First, decide how your pricing is going to be differentiated (flat, user-based, feature-based, usage-based, commission-based, etc.), and make sure the differences between your tiers clearly indicate the price advantages along this axis. If your plans change along multiple axes, consider simplifying, or at least making sure that everything remains simple to understand.
If you're selling B2B, make sure you have a "Business" tier. It doesn't have to be called exactly that, but at least one of your mid-tier plans should clearly identify itself as the plan for serious businesses. Many businesses will select it by default over a lower-priced plan targeted at agencies, solopreneurs, and pro-ams. Consider, if you run a respectable $10m ARR SaaS business, are you going to pick the plan called "Starter" or the plan called "Business", even if "Starter" has everything you need for now? You're clearly not a "starter" and what if you need room to grow?
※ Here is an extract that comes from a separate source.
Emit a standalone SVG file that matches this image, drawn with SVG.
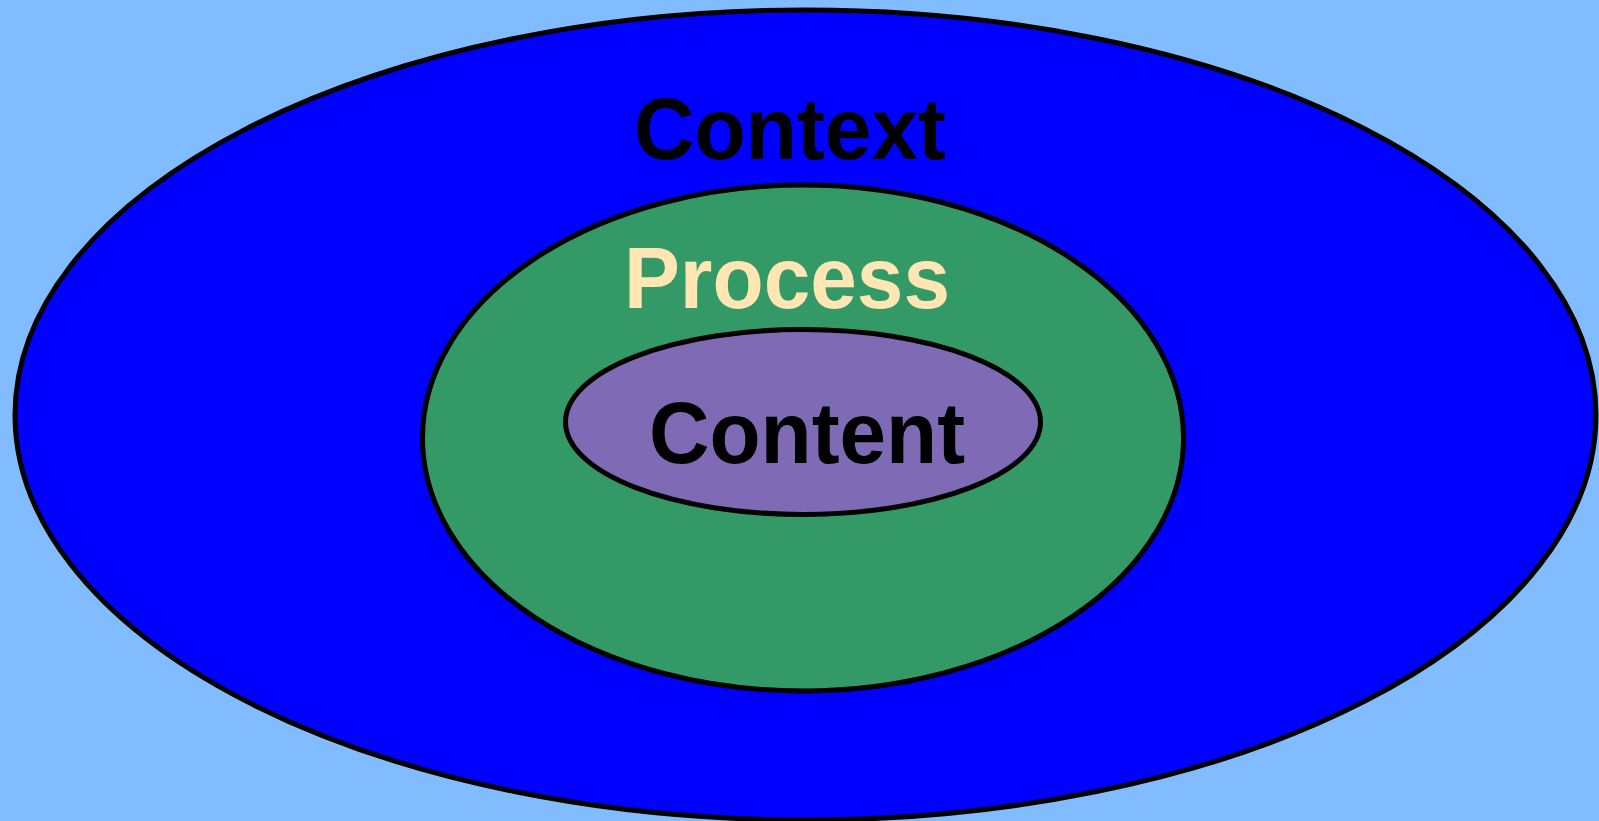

Better pick "Business" just to be sure.
This also gives you a very valuable additional and understandable axis to differentiate your plans on - support. Lest you think I'm just trying to take advantage of psychological tricks in the previous paragraph, businesses tend to have different ideas on the level of support appropriate to a service than solo bootstrappers, and this gives you an opportunity to include an appropriate service-level guarantee in an appropriately-priced plan.
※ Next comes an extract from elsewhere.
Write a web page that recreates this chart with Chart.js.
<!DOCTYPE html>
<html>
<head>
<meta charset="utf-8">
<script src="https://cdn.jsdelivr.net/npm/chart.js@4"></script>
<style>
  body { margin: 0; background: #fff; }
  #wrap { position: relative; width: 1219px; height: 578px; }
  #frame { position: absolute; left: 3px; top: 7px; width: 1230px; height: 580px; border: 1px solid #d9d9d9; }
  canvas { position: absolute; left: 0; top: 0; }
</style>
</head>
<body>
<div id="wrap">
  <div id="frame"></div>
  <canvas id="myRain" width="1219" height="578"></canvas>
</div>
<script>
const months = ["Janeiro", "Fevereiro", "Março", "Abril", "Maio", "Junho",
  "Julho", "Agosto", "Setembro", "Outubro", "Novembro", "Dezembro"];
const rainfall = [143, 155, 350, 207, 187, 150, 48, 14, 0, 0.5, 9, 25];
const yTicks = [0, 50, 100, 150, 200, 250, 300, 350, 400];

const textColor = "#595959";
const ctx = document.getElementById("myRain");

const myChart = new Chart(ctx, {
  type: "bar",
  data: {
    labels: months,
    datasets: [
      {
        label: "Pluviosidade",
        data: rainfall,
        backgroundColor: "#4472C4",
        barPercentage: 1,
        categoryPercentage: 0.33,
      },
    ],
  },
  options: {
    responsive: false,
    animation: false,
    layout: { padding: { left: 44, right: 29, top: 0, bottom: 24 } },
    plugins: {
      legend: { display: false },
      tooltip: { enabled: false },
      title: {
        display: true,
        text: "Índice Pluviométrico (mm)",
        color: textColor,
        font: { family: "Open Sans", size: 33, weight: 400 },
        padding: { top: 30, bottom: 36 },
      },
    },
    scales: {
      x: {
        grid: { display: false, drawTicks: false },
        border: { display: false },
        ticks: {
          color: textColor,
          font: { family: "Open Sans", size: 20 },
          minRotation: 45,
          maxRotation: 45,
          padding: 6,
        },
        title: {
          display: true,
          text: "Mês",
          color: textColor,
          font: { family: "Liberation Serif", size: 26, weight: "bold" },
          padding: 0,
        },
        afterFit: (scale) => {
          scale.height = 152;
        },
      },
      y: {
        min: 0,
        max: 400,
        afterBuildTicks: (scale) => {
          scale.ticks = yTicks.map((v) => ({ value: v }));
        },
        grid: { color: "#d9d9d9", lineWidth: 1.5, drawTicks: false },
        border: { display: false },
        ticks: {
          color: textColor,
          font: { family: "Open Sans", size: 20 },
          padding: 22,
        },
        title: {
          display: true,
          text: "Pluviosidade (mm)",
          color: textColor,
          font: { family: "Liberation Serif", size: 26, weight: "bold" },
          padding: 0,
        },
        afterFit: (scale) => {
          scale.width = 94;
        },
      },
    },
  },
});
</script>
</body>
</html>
Which isn't to say that you can dilly-dally on support requests for your Bronze plans (though by now you should understand that calling it a "Bronze" plan is a bad idea - it doesn't provide the appropriate context to help potential customers decide). You want to respond to all your customer support requests as quickly as you can. But providing higher guarantees for those higher plans helps overcome objections, and that's critical right now.
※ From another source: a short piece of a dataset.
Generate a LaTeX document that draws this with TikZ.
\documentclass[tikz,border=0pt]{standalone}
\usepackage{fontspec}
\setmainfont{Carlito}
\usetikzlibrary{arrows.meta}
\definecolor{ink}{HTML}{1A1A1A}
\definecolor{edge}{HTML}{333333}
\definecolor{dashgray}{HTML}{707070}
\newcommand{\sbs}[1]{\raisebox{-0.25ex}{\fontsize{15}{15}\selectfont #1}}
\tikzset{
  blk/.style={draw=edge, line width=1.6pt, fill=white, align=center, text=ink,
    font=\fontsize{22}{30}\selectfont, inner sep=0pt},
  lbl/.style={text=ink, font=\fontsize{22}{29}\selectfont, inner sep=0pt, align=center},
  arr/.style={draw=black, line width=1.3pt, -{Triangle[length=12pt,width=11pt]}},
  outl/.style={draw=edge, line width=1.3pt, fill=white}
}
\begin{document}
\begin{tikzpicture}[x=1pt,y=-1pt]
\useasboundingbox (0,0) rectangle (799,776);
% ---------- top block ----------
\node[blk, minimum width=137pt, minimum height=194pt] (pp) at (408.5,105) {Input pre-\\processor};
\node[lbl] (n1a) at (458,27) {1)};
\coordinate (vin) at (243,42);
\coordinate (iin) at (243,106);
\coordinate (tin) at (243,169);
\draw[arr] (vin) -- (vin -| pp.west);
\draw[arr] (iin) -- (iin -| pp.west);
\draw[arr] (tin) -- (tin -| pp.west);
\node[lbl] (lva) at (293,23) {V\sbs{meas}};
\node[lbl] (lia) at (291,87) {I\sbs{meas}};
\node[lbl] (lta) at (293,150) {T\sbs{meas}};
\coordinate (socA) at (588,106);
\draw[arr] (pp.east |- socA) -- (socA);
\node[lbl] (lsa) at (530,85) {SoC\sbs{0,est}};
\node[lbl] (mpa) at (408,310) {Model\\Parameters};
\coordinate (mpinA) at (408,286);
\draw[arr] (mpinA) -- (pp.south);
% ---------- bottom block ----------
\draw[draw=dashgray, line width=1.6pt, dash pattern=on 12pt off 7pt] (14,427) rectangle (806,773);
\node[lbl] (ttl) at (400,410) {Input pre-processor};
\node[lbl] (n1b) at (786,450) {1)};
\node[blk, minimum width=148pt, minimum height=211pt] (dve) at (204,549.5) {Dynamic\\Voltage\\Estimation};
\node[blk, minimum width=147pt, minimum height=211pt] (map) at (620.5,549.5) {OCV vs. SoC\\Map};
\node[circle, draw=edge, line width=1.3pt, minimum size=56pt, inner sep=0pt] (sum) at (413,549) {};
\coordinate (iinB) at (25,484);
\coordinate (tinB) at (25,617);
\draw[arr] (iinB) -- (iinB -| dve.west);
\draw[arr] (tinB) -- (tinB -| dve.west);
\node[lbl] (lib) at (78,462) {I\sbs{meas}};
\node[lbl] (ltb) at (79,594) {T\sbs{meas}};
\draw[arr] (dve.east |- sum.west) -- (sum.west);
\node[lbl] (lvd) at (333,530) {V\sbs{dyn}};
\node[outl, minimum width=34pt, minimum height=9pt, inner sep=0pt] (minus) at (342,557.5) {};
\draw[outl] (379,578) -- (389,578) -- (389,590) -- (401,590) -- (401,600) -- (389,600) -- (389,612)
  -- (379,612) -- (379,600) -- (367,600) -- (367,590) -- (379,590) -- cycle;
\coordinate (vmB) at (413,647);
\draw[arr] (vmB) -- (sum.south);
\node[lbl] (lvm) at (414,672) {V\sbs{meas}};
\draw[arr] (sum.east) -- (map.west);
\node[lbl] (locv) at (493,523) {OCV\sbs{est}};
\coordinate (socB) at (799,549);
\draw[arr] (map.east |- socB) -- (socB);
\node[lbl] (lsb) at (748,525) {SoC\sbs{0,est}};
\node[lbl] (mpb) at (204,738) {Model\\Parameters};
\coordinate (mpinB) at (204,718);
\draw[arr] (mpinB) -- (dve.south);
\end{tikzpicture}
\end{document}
Offer multiple payment options
One final objection can still bite you here - payment options. A lot of people are happy to throw up a Stripe form and call it a day, and to a large degree, that works. Stripe's a great company with a simple API that makes it easy to accept and manage credit card subscriptions. But if you stop there, you are likely throwing away money.
PayPal is a big name when it comes to online purchases, to the point that in some cases, up to two-thirds of purchases for certain products are made through PayPal. Stripe may be easier (much easier, believe me, I get it) to set up, but PayPal can be easier for users to use, with a simple email/password flow instead of having to dig up and fill out credit card details. Plus, users can manage their subscriptions from PayPal itself, giving them greater and simpler control of their finances.
Yes, it's more work for you to set up and maintain alternate payment flows, but this is one of those rare occasions where coding work is almost guaranteed to turn into extra revenue, and it's trackable, too! A new feature may or may not increase trial conversions - it's hard to tell. But it's very easy to tell what percentage of your revenue comes from PayPal versus other sources. While it can be tricky to identify how much of that is growth versus simple preference, you can directly see the percentage of people that you made life (and this purchase) distinctly easier for.
Oh, absolutely! Don't ever not spend time on, wait, I mean, always don't never won't spend... You shouldn't... Okay. Look. It's not that complicated.
Just make sure you're listening to what your customers are telling you. Make sure you understand what they want and that you're fulfilling that need. Make sure your first-run experience is simple and clear. Make sure you're offering to help. Make sure your service is valued and a priority in your customer's mind. Make sure it's easy for customers to spend money at you.
And really, all that? That's user onboarding. It's just not what people normally think of as "user onboarding". They think about tooltips, and guided tours, and progress bars, and gamification. But before you get there, you want to make sure you have a killer product that people are eager to try and then buy. You want to do everything you can to get yourself out of their way, offer help when they need it, and make sure they experience value as soon as possible. Make yourself easy to love.
Then add the tooltips.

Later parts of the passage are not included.